Up, up the long, delirious, burning blue
I’ve topped the wind-swept heights with easy grace.
Where never lark, or even eagle flew —
And, while with silent lifting mind I have trod
The high untrespassed sanctity of space,
- Put out my hand, and touched the face of God.
-- John Magee
Hap Notes: John Gillespie Magee, Jr. (1922-1941) was an American flyer who joined up with the Royal Canadian Air Force before the U.S. entered WWII. He was killed at 19 in a collision, an accident over Lincolnshire, England involving his plane and a trainer plane.
Magee wrote poetry all through his high school years (and won prizes for it) and was influenced by the soldier poetry of Rupert Brooke.

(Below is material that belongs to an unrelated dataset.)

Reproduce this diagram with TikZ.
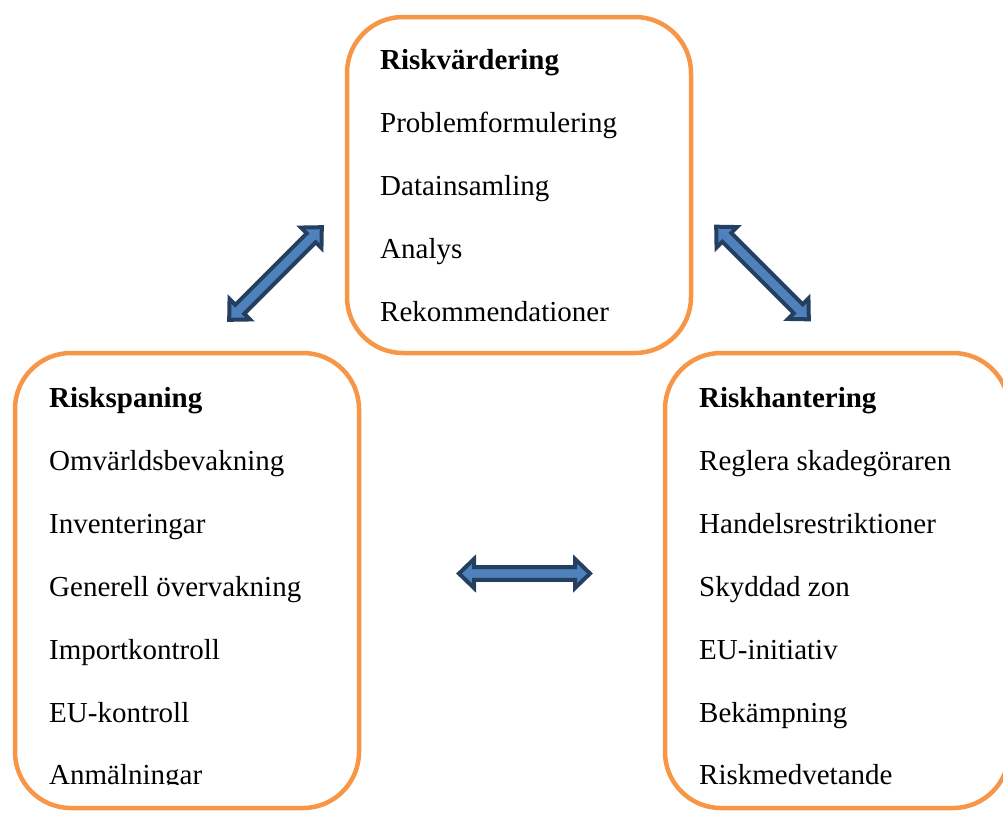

I include it for several reasons. First off, its lines are memorable and Magee's description of flight is possibly unsurpassed. Second, it is an amazing work for an 18 year old, and would be for a poet far older. Third, while the last line is strictly metaphoric, it certainly makes one feel the wonder and splendor of soaring through the sky. Fourth, anyone over 40 will probably remember it. Why? Well, because many television stations, back when the broadcast day was rarely longer than 18 hours, signed on or off using this poem.
At one or two in the morning, a film clip of airplanes (sometimes fighter planes or jets) would be shown with a narrator reading the poem. A flag waving in the wind was usually the last shot, then the television would go to what we used to call "snow" or static.
Some stations played footage of a waving flag while ""The Star Spangled Banner" played in the background before "signing off" for the day. Some stations opened their broadcast day with the "banner" and closed with "High Flight" or vice versa. But if you were a night owl or an early riser you would remember today's poem.
Here's one version of what this looked like: www.youtube.com/watch?v=EzQYd_INSOg
There are many more versions of this, of course.
While Magee was certainly a young poet, I don't know that a better description of gravity exists than the "surly bonds of earth."
Even folks who say they don't know or like poetry, often remember and dig this one.